While it’s true some MLS teams have censored supporter tifo and chants, the league also works within parameters it can’t always control. And it has made an effort to allow smoke where possible. In Columbus, the Crew purchased and maintain a smoke machine which the supporters operate with a button. In Houston, a pyrotechnics expert manages smoke on the supporters’ orders. And in whatever cities the fire marshal will sign off on it, the league allows it in stadiums. But in places like D.C., local laws get in the way. In San Jose, the fire marshal decided that Avaya Stadium was too close to the airport and smoke could hamper plane pilots.

“I think what got mischaracterized here was some feeling that the league had engaged in some sort of capricious decision with respect to smoke devices and it’s just not true,” says Abbott. “It’s really straightforward. Where they’re prohibited by law, we prohibit them. Where the fire marshal allows them, we allow our supporters, pursuant to an agreement, to follow those procedures. I think it works in 99 percent of the cases. What we can’t show flexibility on is violations of the law. That is nothing where I believe we’re stifling our fan groups — we’re obeying the law.”
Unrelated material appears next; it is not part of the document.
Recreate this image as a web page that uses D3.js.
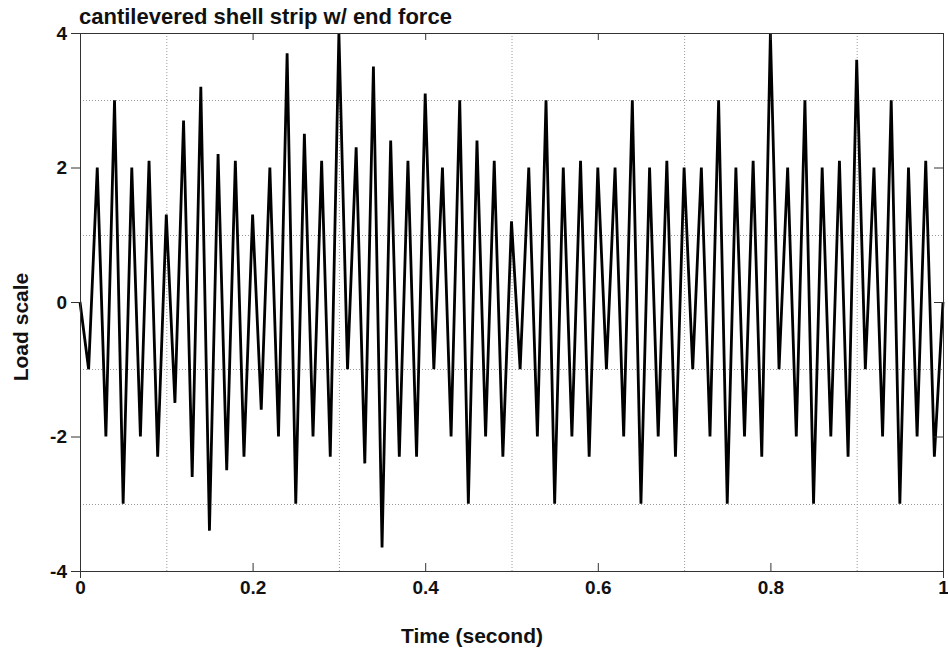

Still, it feels incongruous for a league to advertise its supporter culture — and it’s front and center in many promotional materials and footage — while giving those same supporters the distinct sense that they’re encroaching on their freedom to be those very fans.

“I have no problem with clubs or MLS using imagery they had nothing to do with to promote themselves,” says Bastaic. “I just take issues when they then ban those people that provided the imagery.”